In search of ‘primitive dress’
Viktor Geramb took the model for the clothing of the Slavic Man and Slavic Woman from the 10th to the 19th centuries from a Romantic depiction by Karl Russ (1810), a court painter to Archduke Johann. In this picture the couple is depicted barefoot and in white clothes fastened with a simple leather belt.
Saving traditional folk culture or ethnic stereotyping?

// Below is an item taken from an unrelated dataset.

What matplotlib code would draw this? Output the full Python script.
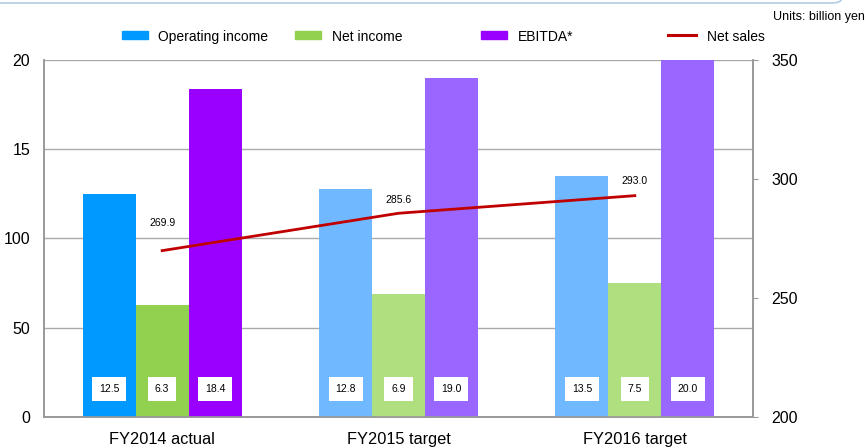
import numpy as np
import matplotlib.pyplot as plt
from matplotlib.patches import Rectangle, FancyBboxPatch
from matplotlib.lines import Line2D

plt.rcParams['font.family'] = ['Liberation Sans', 'DejaVu Sans']

# data
categories = ["FY2014 actual", "FY2015 target", "FY2016 target"]
operating_income = [12.5, 12.8, 13.5]
net_income = [6.3, 6.9, 7.5]
ebitda = [18.4, 19.0, 20.0]
net_sales = [269.9, 285.6, 293.0]
left_ticks = [0, 5, 10, 15, 20]
left_tick_labels = ["0", "50", "100", "15", "20"]
right_ticks = [200, 250, 300, 350]

# actual year is saturated, targets are lighter
op_colors = ["#0099FF", "#70B8FF", "#70B8FF"]
net_colors = ["#92D050", "#B0DF80", "#B0DF80"]
eb_colors = ["#9900FF", "#9966FF", "#9966FF"]
grey = "#999999"

fig = plt.figure(figsize=(8.66, 4.48), dpi=100)

# faint frame edge at the very top of the slide
fig.add_artist(FancyBboxPatch((-20/866, 1 - 3/448), 862/866, 40/448,
                              boxstyle="round,pad=0,rounding_size=0.012", fc='none',
                              ec="#B4CCE4", lw=1.2, transform=fig.transFigure))

ax = fig.add_axes([44/866, 31/448, 709/866, 357/448])
ax2 = ax.twinx()
ax.set_zorder(2)
ax2.set_zorder(1)
ax.patch.set_visible(False)

x = np.arange(len(categories))
w = 0.224

ax.grid(axis='y', color="#aaaaaa", linewidth=1.0, zorder=0)
ax.set_axisbelow(True)

series = [(operating_income, op_colors, -w), (net_income, net_colors, 0), (ebitda, eb_colors, w)]
for vals, cols, off in series:
    ax.bar(x + off, vals, width=w, color=cols, zorder=2)
    for xi, v in zip(x + off, vals):
        ax.text(xi, 1.57, f"{v:.1f}", ha='center', va='center', fontsize=7.5, zorder=3,
                bbox=dict(boxstyle='square,pad=0.65', fc='white', ec='none'))

# net sales line on right axis, drawn above the bars
ax.set_xlim(-0.5, 2.5)
ax.set_ylim(0, 20)
ax2.set_ylim(200, 350)
ax.plot(x, [(s - 200) / 150 * 20 for s in net_sales], color="#C00000", lw=2.0, zorder=4)
label_dy = [1.55, 0.73, 0.82]
for xi, s, dy in zip(x, net_sales, label_dy):
    ax.text(xi, (s - 200) / 150 * 20 + dy, f"{s:.1f}", ha='center', va='center', fontsize=7.5, zorder=5)

ax.set_yticks(left_ticks)
ax.set_yticklabels(left_tick_labels, fontsize=11.5)
ax.tick_params(axis='y', length=0, pad=10)
ax.set_xticks(x)
ax.set_xticklabels(categories, fontsize=11.8)
ax.tick_params(axis='x', length=0, pad=11)

ax2.set_yticks(right_ticks)
ax2.tick_params(axis='y', labelsize=11.5, length=3.5, color=grey, pad=10)

for a in (ax, ax2):
    for side in ['left', 'right', 'bottom']:
        a.spines[side].set_color(grey)
        a.spines[side].set_linewidth(1.2)
    a.spines['top'].set_visible(False)

# legend drawn by hand to match uneven spacing
legend_items = [("Operating income", "#0099FF", 122, 158),
                ("Net income", "#92D050", 295, 332),
                ("EBITDA*", "#9900FF", 481, 518)]
for label, col, px, tx in legend_items:
    fig.add_artist(Rectangle((px/866, 1 - 39/448), 26/866, 8/448, color=col, transform=fig.transFigure))
    fig.text(tx/866, 1 - 37/448, label, fontsize=10, va='center', ha='left')
fig.add_artist(Line2D([668/866, 696/866], [1 - 35/448] * 2, color="#C00000", lw=2.2, transform=fig.transFigure))
fig.text(707/866, 1 - 37/448, "Net sales", fontsize=10, va='center', ha='left')
fig.text(865/866, 1 - 17/448, "Units: billion yen", fontsize=9, va='center', ha='right')

fig.savefig("out.png", dpi=100)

Is the portrayal of the Slavic Women/Man a longing for the ‘original and natural’ and the ‘primitive’ or a revitalisation thereof—a longing also anchored in folk studies at the beginning of the 20th century? Or was the museum reinforcing the cultural stereotyping of people from southeast Europe, as was already common in the 19th century? After all, early folk studies and ethnology did engage in the nationalisation, ethnicisation and biologisation of peoples. The classification and representation of ‘others’ in distinction to ‘one's own people’ found visible expression in, among other things, Tracht understood as national costume. Yet colourful Tracht also emerged in the southeast European parts of the Habsburg Monarchy in the context of nationalist efforts, and Viktor Geramb himself had always described ‘Slavic Tracht’ as colourful. In the showcase, however, the proximity of the differently dressed figures conveys a disparity of lifestyles and cultural development. The figures embodying Slavic Man/Slavic Woman were assigned a place near the bottom of the developmental scale on account of their alleged centuries-long bare-footedness and undyed clothing.